I would appreciate if somebody could help me with the following problem:
Q: Sequence $\{a_n\}$; satisfy $a_{n+2}=a_{n+1}+a_{n}, a_1=1,a_2=1$
Show by induction:
$$ \frac{a_{2n+4}}{a_{n+2}}=\frac{a_{2n+2}}{a_{n+1}}+\frac{a_{2n}}{a_{n}}$$
I tried induction .But not getting the result!
We are give that $a_{n+2}=a_{n+1}+a_{n}$, $a_1=1$, and $a_2=1$.
Thus, it is easy to see that $a_3=a_2+a_1=1+1=2$, $a_4=a_3+a_2=2+1=3$.

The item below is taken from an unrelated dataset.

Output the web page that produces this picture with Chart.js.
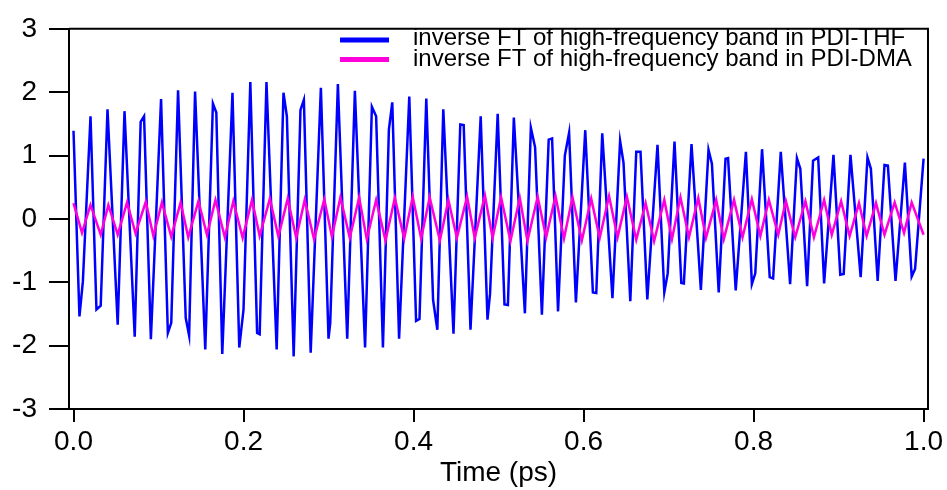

Step 1: Let's use induction on $n$ to show that for $m\ge1$, $n\ge2$, we have
$$a_{n+m}=a_{n}a_{m+1}+a_{n-1}a_{m}$$
For the first benchmark, let $n=2$. Note that $$a_{m+2}=a_{m+1}+a_m=a_{m+1}(1)+a_{m}(1)=a_{m+1}(a_2)+a_m(a_1)$$
So, the identity works for $n=2$.
For the second benchmark, let $n=3$. Note that $$a_{m+3}=a_{m+2}+a_{m+1}=2a_{m+1}+a_m=a_3a_{m+1}+a_2a_m$$
So, the identity works for $n=3$. Let's assume that the identity works for $n$. Then,
$$a_{m+n+1}=a_{m+n}+a_{m+n-1}=(a_{n}a_{m+1}+a_{n-1}a_m)+(a_{n-1}a_{m+1}+a_{n-2}a_m)$$
Collecting terms we have
$$a_{m+n+1}=(a_{n}+a_{n-1})a_{m+1}+(a_{n-1}+a_{n-2})a_m=a_{n+1}a_{m+1}+a_{n}a_{m}$$
and the identity is proven.
Step 2: Here, note that for $m=n$, we have
$$a_{2n}=a_{n+n}=a_{n}a_{n+1}+a_{n-1}a_{n}= a_{n}(a_{n+1}+a_{n-1})$$
Step 3: Now, observe that the term $a_{2n+4}$ can be written $a_{2n+4}=a_{2(n+2)}$. Using the new identity, we see that
$$\frac{a_{2n+4}}{a_{n+2}}=\frac{a_{n+2}(a_{n+3}+a_{n+1})}{a_{n+2}}=a_{n+3}+a_{n+1}$$
$$\frac{a_{2n+2}}{a_{n+1}}=\frac{a_{n+1}(a_{n+2}+a_{n})}{a_{n+1}}=a_{n+2}+a_{n+1}$$
$$\frac{a_{2n}}{a_{n}}=\frac{a_{n}(a_{n+1}+a_{n-1})}{a_{n}}=a_{n+1}+a_{n-1}$$
Finally,
$$\frac{a_{2n+2}}{a_{n+1}}+\frac{a_{2n}}{a_{n}}=\left(a_{n+2}+a_{n+1}\right)+\left(a_{n+1}+a_{n-1}\right)=a_{n+3}+a_{n+1}=\frac{a_{2n+4}}{a_{n+2}}$$
And the proof is complete!